* Begin *

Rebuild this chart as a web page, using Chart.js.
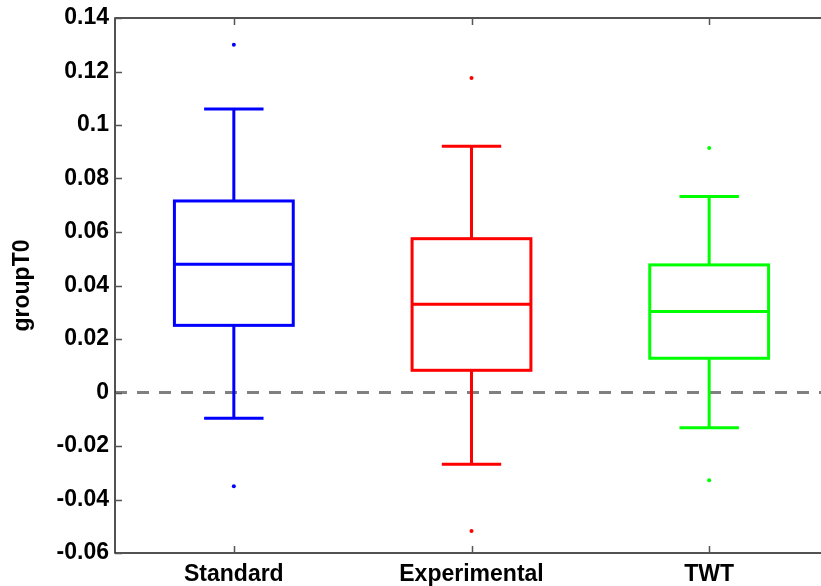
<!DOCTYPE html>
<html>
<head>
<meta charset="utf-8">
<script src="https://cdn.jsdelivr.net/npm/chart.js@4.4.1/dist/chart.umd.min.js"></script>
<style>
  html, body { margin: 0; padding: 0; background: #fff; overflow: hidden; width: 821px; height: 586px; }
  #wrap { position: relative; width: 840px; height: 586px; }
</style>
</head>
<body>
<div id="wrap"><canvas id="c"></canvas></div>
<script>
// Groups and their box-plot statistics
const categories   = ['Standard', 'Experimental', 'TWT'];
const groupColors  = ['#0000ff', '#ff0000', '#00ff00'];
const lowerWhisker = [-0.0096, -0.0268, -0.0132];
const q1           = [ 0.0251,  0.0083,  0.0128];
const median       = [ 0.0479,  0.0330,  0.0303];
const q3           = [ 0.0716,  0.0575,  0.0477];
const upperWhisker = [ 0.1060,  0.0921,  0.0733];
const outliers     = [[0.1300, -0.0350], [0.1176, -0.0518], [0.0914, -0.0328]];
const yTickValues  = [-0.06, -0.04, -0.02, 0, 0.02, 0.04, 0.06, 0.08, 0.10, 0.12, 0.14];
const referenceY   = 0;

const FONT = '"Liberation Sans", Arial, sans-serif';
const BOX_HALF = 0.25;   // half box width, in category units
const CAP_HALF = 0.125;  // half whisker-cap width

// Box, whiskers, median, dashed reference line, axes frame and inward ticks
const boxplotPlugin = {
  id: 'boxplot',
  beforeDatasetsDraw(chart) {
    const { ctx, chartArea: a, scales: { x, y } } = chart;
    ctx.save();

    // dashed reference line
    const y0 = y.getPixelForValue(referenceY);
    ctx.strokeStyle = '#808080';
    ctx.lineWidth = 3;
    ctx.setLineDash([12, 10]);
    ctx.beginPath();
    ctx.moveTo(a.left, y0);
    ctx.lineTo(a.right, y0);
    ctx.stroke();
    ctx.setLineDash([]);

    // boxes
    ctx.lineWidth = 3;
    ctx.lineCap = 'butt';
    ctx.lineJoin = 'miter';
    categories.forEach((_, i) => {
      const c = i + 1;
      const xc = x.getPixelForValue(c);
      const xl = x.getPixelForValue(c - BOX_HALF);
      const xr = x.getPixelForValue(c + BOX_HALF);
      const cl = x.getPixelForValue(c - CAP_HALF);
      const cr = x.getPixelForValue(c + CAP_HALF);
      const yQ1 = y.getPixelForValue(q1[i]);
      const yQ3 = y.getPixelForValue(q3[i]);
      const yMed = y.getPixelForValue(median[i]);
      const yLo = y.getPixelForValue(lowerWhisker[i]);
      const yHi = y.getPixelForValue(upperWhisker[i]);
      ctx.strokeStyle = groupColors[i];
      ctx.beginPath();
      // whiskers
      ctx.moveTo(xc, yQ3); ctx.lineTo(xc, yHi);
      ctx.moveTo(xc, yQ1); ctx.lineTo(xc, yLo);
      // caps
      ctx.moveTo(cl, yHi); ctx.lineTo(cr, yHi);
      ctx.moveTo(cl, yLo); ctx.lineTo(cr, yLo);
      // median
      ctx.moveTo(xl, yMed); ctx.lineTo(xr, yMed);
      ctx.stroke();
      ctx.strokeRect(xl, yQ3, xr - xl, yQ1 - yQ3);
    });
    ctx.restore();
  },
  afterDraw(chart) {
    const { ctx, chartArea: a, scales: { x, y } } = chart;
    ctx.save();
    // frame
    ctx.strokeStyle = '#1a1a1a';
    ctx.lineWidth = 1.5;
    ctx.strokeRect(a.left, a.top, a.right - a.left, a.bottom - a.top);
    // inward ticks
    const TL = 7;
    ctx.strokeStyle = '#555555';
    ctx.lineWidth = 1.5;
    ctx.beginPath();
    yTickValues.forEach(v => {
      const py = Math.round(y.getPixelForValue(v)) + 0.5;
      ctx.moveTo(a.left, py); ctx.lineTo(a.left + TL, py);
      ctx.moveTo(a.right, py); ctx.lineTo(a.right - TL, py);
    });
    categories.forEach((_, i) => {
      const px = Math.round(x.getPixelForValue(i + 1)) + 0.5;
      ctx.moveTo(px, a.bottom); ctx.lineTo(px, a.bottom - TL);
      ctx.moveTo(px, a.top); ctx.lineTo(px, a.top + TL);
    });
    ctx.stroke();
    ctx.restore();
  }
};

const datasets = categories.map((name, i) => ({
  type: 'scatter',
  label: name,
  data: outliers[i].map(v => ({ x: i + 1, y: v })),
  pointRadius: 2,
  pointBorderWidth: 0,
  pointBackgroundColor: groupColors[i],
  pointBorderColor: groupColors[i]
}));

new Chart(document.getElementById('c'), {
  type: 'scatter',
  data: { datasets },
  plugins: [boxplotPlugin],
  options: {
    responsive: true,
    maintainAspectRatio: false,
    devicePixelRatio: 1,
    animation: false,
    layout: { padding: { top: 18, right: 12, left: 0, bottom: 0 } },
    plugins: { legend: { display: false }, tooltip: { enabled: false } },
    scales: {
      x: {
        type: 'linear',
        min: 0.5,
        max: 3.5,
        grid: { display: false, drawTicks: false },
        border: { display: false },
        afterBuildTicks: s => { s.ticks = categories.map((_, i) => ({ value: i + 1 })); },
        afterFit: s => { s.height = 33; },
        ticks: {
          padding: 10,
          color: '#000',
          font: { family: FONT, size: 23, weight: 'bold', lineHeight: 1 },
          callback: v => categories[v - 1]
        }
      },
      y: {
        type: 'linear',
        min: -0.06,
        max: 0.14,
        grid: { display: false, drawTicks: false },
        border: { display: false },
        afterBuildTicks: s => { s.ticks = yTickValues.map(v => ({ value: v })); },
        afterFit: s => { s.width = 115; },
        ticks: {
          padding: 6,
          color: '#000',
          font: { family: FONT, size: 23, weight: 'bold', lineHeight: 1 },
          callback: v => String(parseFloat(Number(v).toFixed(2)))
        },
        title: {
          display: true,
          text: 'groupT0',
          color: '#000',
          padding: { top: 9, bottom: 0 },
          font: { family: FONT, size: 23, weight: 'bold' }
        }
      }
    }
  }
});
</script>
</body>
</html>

* End *

Write out again exactly the lines from the start of the data above through the line containing "ctx.setLineDash([]);", inclusive, excluding any pictures.

Rebuild this chart as a web page, using Chart.js.
<!DOCTYPE html>
<html>
<head>
<meta charset="utf-8">
<script src="https://cdn.jsdelivr.net/npm/chart.js@4.4.1/dist/chart.umd.min.js"></script>
<style>
  html, body { margin: 0; padding: 0; background: #fff; overflow: hidden; width: 821px; height: 586px; }
  #wrap { position: relative; width: 840px; height: 586px; }
</style>
</head>
<body>
<div id="wrap"><canvas id="c"></canvas></div>
<script>
// Groups and their box-plot statistics
const categories   = ['Standard', 'Experimental', 'TWT'];
const groupColors  = ['#0000ff', '#ff0000', '#00ff00'];
const lowerWhisker = [-0.0096, -0.0268, -0.0132];
const q1           = [ 0.0251,  0.0083,  0.0128];
const median       = [ 0.0479,  0.0330,  0.0303];
const q3           = [ 0.0716,  0.0575,  0.0477];
const upperWhisker = [ 0.1060,  0.0921,  0.0733];
const outliers     = [[0.1300, -0.0350], [0.1176, -0.0518], [0.0914, -0.0328]];
const yTickValues  = [-0.06, -0.04, -0.02, 0, 0.02, 0.04, 0.06, 0.08, 0.10, 0.12, 0.14];
const referenceY   = 0;

const FONT = '"Liberation Sans", Arial, sans-serif';
const BOX_HALF = 0.25;   // half box width, in category units
const CAP_HALF = 0.125;  // half whisker-cap width

// Box, whiskers, median, dashed reference line, axes frame and inward ticks
const boxplotPlugin = {
  id: 'boxplot',
  beforeDatasetsDraw(chart) {
    const { ctx, chartArea: a, scales: { x, y } } = chart;
    ctx.save();

    // dashed reference line
    const y0 = y.getPixelForValue(referenceY);
    ctx.strokeStyle = '#808080';
    ctx.lineWidth = 3;
    ctx.setLineDash([12, 10]);
    ctx.beginPath();
    ctx.moveTo(a.left, y0);
    ctx.lineTo(a.right, y0);
    ctx.stroke();
    ctx.setLineDash([]);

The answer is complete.